One person who did not have his head quite screwed on, the morning of the Concours, was M. J.P. Dury, who came out prepared (he knew the steps!) but all over the place. Now, in the interval of certain ballets, this writer is in the habit of knocking back a couple of stiff whiskies. No ice. What M. Dury needed on the Wednesday, was ice, and plenty of it.
In the class of quadrilles, the lack of stagecraft is pretty desperate, and proof that restricting the study of mime technique to kiddies aged under thirteen (the School's Fifth and Sixth Division) and character dance to a total of three months when one is fourteen, is nowhere near enough.
But, since one first saw M. Axel Ibot at the school four years ago, dancing J.G. Bart's 'Pêchés de Jeunesse' with épaulement in every step, this writer has kept an eye wide open for the lad's every appearance. Unforced placement, plastique held even in tour de force, firm eye-focus. M. Ibot is sufficiently on top of what he is doing, to bury the rehearsal tape droning on in the mind, and act on the moment's musical reality.

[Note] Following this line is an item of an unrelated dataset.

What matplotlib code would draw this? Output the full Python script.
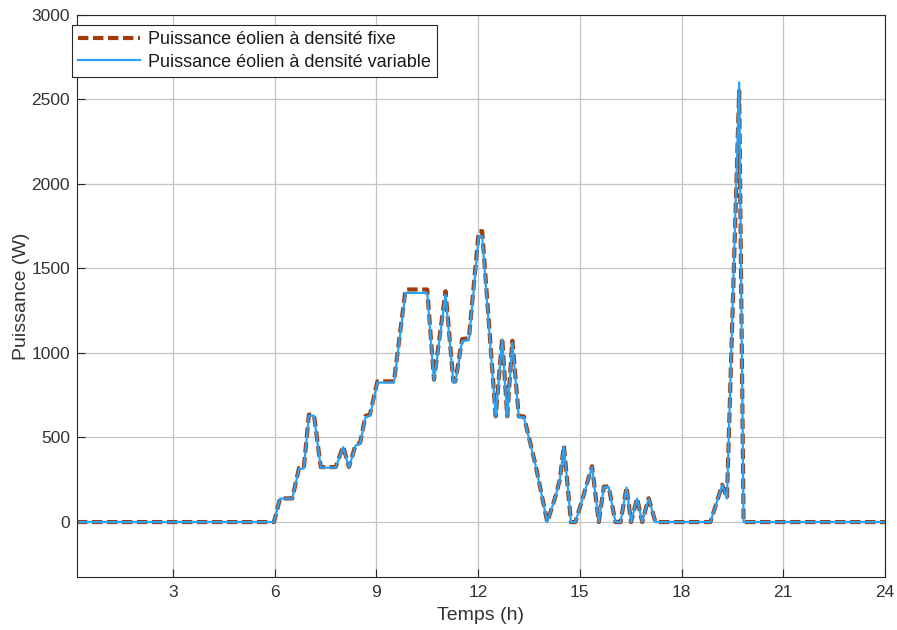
import matplotlib
matplotlib.use("Agg")
import matplotlib.pyplot as plt

# time (h) and power (W)
temps = [0.17, 5.98, 6.16, 6.52, 6.72, 6.86, 7.01, 7.16, 7.36, 7.80, 8.02, 8.19,
         8.39, 8.52, 8.68, 8.81, 9.03, 9.52, 9.86, 10.50, 10.70, 11.04, 11.27,
         11.33, 11.53, 11.73, 12.02, 12.12, 12.52, 12.71, 12.86, 13.01, 13.20,
         13.35, 13.70, 14.04, 14.28, 14.41, 14.53, 14.74, 14.87, 15.07, 15.36,
         15.56, 15.71, 15.85, 16.05, 16.20, 16.38, 16.51, 16.69, 16.84, 17.03,
         17.23, 18.85, 19.20, 19.34, 19.70, 19.83, 24.0]

p_variable = [0, 0, 139, 139, 316, 316, 629, 629, 322, 322, 443, 322,
              453, 463, 620, 629, 825, 825, 1355, 1355, 835, 1345, 825,
              825, 1070, 1075, 1690, 1690, 620, 1080, 620, 1061, 620,
              620, 330, 0, 149, 247, 447, 0, 0, 129, 325,
              0, 208, 208, 0, 0, 204, 0, 139, 0, 139,
              0, 0, 218, 139, 2600, 0, 0]

p_fixe = [0, 0, 140, 140, 320, 320, 635, 635, 325, 325, 448, 325,
          458, 468, 628, 635, 832, 832, 1375, 1375, 842, 1365, 832,
          832, 1082, 1087, 1720, 1720, 625, 1090, 625, 1072, 625,
          625, 333, 0, 150, 250, 452, 0, 0, 130, 330,
          0, 210, 210, 0, 0, 207, 0, 141, 0, 141,
          0, 0, 220, 141, 2550, 0, 0]

xticks = [3, 6, 9, 12, 15, 18, 21, 24]
yticks = [0, 500, 1000, 1500, 2000, 2500, 3000]

plt.rcParams['font.family'] = ['Liberation Sans', 'DejaVu Sans']
txt = '#333333'

fig = plt.figure(figsize=(8.97, 6.3), dpi=100)
ax = fig.add_axes([0.0858, 0.0841, 0.9008, 0.8926])

ax.plot(temps, p_fixe, color='#A23C0C', lw=3.0, dashes=(2.5, 1.1),
        label='Puissance éolien à densité fixe')
ax.plot(temps, p_variable, color='#26A2F7', lw=1.6,
        label='Puissance éolien à densité variable')

ax.set_xlim(0.17, 24)
ax.set_ylim(-325, 3000)
ax.set_xticks(xticks)
ax.set_yticks(yticks)
ax.grid(True, color='#c4c4c4', lw=0.9)
ax.set_axisbelow(True)
ax.tick_params(direction='in', length=5.5, width=0.8, labelsize=12.5,
               colors='#262626', labelcolor=txt)
ax.tick_params(axis='x', pad=6)
ax.tick_params(axis='y', pad=5)
for s in ax.spines.values():
    s.set_color('#262626')
    s.set_linewidth(0.8)

ax.set_xlabel('Temps (h)', fontsize=14, color=txt, labelpad=5)
ax.set_ylabel('Puissance (W)', fontsize=14, color=txt, labelpad=1)

leg = ax.legend(loc='upper left', bbox_to_anchor=(72 / 897, 1 - 25 / 630),
                bbox_transform=fig.transFigure, borderaxespad=0,
                fontsize=13, fancybox=False, framealpha=1,
                edgecolor='#262626', borderpad=0.35, labelspacing=0.3,
                handlelength=3.4, handletextpad=0.45)
leg.get_frame().set_linewidth(0.8)
for t in leg.get_texts():
    t.set_color('#1a1a1a')

fig.savefig('out.png', dpi=100)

Above all, what I enjoy in the lad's dancing is its "innig" quality - that same quality one finds in Ould Braham, and that compels silence and concentration.

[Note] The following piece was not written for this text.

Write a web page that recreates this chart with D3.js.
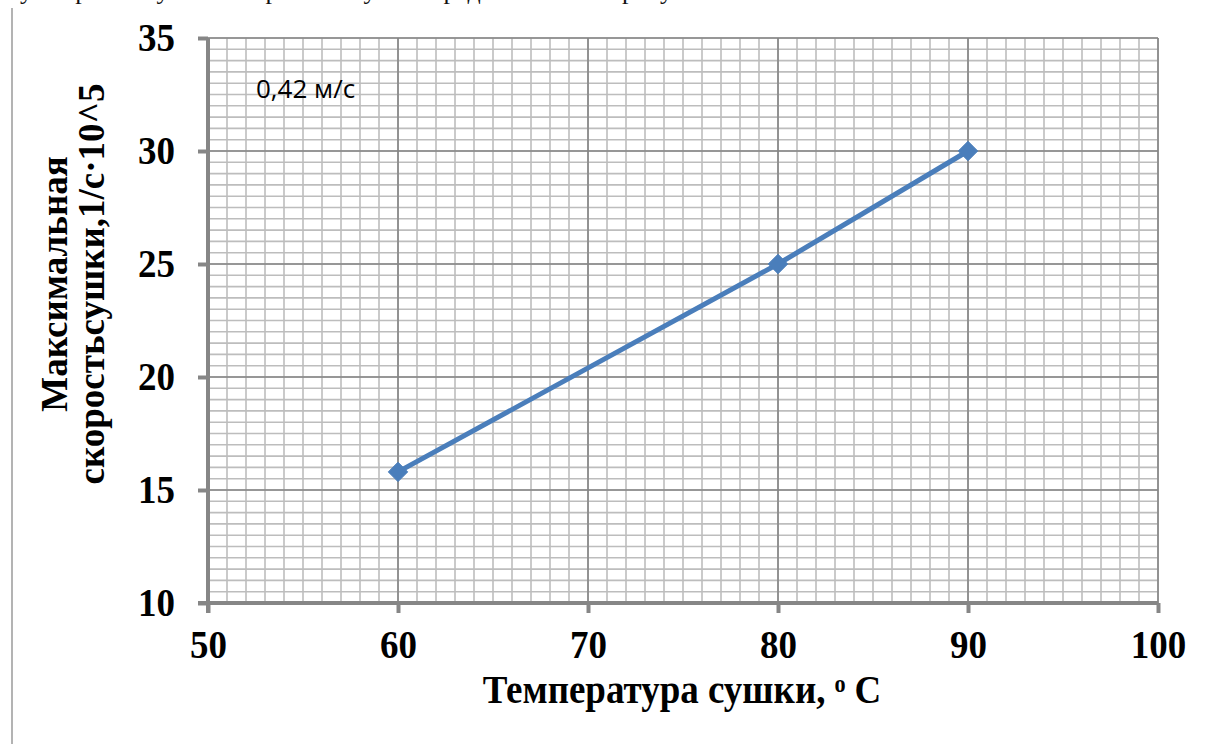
<!DOCTYPE html>
<html>
<head>
<meta charset="utf-8">
<script src="https://cdn.jsdelivr.net/npm/d3@7"></script>
<style>
  html, body { margin: 0; padding: 0; background: #fff; }
  svg { display: block; }
</style>
</head>
<body>
<svg id="chart" width="1208" height="744"></svg>
<script>
// Drying temperature (°C) and maximum drying rate (1/s · 10^5)
const temperatures = [60, 80, 90];
const maxRates = [15.8, 25, 30];
const xTicks = [50, 60, 70, 80, 90, 100];
const yTicks = [10, 15, 20, 25, 30, 35];
const airSpeedLabel = "0,42 м/с";
const xTitle = "Температура сушки, ᵒ С";
const yTitleLines = ["Максимальная", "скоростьсушки,1/с·10^5"];
const headerText = "у скорости сушки от времени сушки представлены на рисунке";

const svg = d3.select("#chart");
const plot = { left: 208, right: 1158, top: 38, bottom: 603 };
const serif = "Liberation Serif, Times New Roman, serif";
const bigFont = 37;
const stretch = 1.1; // slightly tall glyphs of the labels

const x = d3.scaleLinear().domain([50, 100]).range([plot.left, plot.right]);
const y = d3.scaleLinear().domain([10, 35]).range([plot.bottom, plot.top]);

// Page fragments around the figure: the last line of the preceding paragraph and the frame edge
svg.append("text")
  .attr("x", 20).attr("y", -1)
  .attr("font-family", serif)
  .attr("font-size", 26)
  .attr("fill", "#111")
  .text(headerText);

svg.append("line")
  .attr("x1", 12).attr("x2", 12).attr("y1", 8).attr("y2", 744)
  .attr("stroke", "#9a9a9a").attr("stroke-width", 1.5);

// Minor grid
const minorX = d3.range(50, 100.001, 1);
const minorY = d3.range(10, 35.001, 0.5);
const grid = svg.append("g");
grid.selectAll("line.mx").data(minorX).join("line")
  .attr("x1", d => x(d)).attr("x2", d => x(d))
  .attr("y1", plot.top).attr("y2", plot.bottom)
  .attr("stroke", "#bdbdbd").attr("stroke-width", 1.6);
grid.selectAll("line.my").data(minorY).join("line")
  .attr("y1", d => y(d)).attr("y2", d => y(d))
  .attr("x1", plot.left).attr("x2", plot.right)
  .attr("stroke", "#bdbdbd").attr("stroke-width", 1.6);

// Major grid
grid.selectAll("line.Mx").data(xTicks).join("line")
  .attr("x1", d => x(d)).attr("x2", d => x(d))
  .attr("y1", plot.top).attr("y2", plot.bottom)
  .attr("stroke", "#858585").attr("stroke-width", 1.6);
grid.selectAll("line.My").data(yTicks).join("line")
  .attr("y1", d => y(d)).attr("y2", d => y(d))
  .attr("x1", plot.left).attr("x2", plot.right)
  .attr("stroke", "#858585").attr("stroke-width", 1.6);

// Axes
const xAxis = d3.axisBottom(x).tickValues(xTicks).tickSize(10).tickFormat(d3.format("d"));
const yAxis = d3.axisLeft(y).tickValues(yTicks).tickSize(10).tickPadding(23).tickFormat(d3.format("d"));

function styleAxis(g) {
  g.select(".domain").remove();
  g.selectAll(".tick line").attr("stroke", "#868686").attr("stroke-width", 4);
  g.selectAll(".tick text")
    .attr("font-family", serif)
    .attr("font-weight", "bold")
    .attr("font-size", bigFont)
    .attr("fill", "#000");
}

const gx = svg.append("g").attr("transform", `translate(0,${plot.bottom})`).call(xAxis).call(styleAxis);
gx.selectAll(".tick text")
  .attr("y", 0).attr("dy", null)
  .attr("transform", `translate(0,55) scale(1,${stretch})`);
const gy = svg.append("g").attr("transform", `translate(${plot.left},0)`).call(yAxis).call(styleAxis);
gy.selectAll(".tick text")
  .attr("dy", "0.3em")
  .attr("transform", `scale(1,${stretch})`);

// Axis lines
svg.append("line")
  .attr("x1", plot.left - 10).attr("x2", plot.right)
  .attr("y1", plot.bottom).attr("y2", plot.bottom)
  .attr("stroke", "#868686").attr("stroke-width", 4);
svg.append("line")
  .attr("x1", plot.left).attr("x2", plot.left)
  .attr("y1", plot.top).attr("y2", plot.bottom + 10)
  .attr("stroke", "#868686").attr("stroke-width", 4);

// Data series
const pts = temperatures.map((t, i) => ({ t, v: maxRates[i] }));
svg.append("path")
  .datum(pts)
  .attr("d", d3.line().x(d => x(d.t)).y(d => y(d.v)))
  .attr("fill", "none")
  .attr("stroke", "#4a7ebb")
  .attr("stroke-width", 5)
  .attr("stroke-linejoin", "round");

svg.selectAll("path.marker").data(pts).join("path")
  .attr("class", "marker")
  .attr("transform", d => `translate(${x(d.t)},${y(d.v)})`)
  .attr("d", d3.symbol().type(d3.symbolDiamond2).size(240))
  .attr("fill", "#4a7ebb")
  .attr("stroke", "#4a7ebb")
  .attr("stroke-width", 1);

// Annotation
svg.append("text")
  .attr("x", 256).attr("y", 98)
  .attr("font-family", "Open Sans, Liberation Sans, sans-serif")
  .attr("font-size", 26)
  .attr("fill", "#000")
  .text(airSpeedLabel);

// Axis titles
svg.append("text")
  .attr("transform", `translate(682,703) scale(1,${stretch})`)
  .attr("text-anchor", "middle")
  .attr("font-family", serif)
  .attr("font-weight", "bold")
  .attr("font-size", bigFont)
  .attr("fill", "#000")
  .text(xTitle);

const yTitle = svg.append("text")
  .attr("transform", "translate(0,284) rotate(-90)")
  .attr("text-anchor", "middle")
  .attr("font-family", serif)
  .attr("font-weight", "bold")
  .attr("font-size", bigFont)
  .attr("fill", "#000");
yTitle.selectAll("tspan").data(yTitleLines).join("tspan")
  .attr("x", 0)
  .attr("y", (d, i) => 67 + i * 37)
  .text(d => d);
</script>
</body>
</html>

The lad was promoted, as was M. Daniel Stokes, who surprised us all with his excellent "Romeo". Surprised, because out here in Siberie-sur-Seine, to see our gang test their mettle in classical works has become a rare treat, and the main reason one fights to get into the Concours.
Other commitments kept this writer away from the ladies' Concours the following day, although, knowing that Eleonor Guérineau (18) would be contesting, I must confess to staying glued to the computer screen awaiting the outcome. Two years ago, the tiny Guérineau knocked our socks off with her maestria, and a very personal touch astounding in one so young (and remember those incredible pirouettes sautillées?) at the School performance. And her voluptuous little figure is - dare I say it without someone suing this Website? - a plus with the gentlemen. The wildly-talented, also teenaged Aubane Philbert has a weakness in the back, producing a most unattractive, and dangerous, stiffness in the neck and shoulders. One hopes that since neither of the aforesaid teenagers were promoted this year, Mlle. Philbert's advisors will be pleased to fly to her assistance.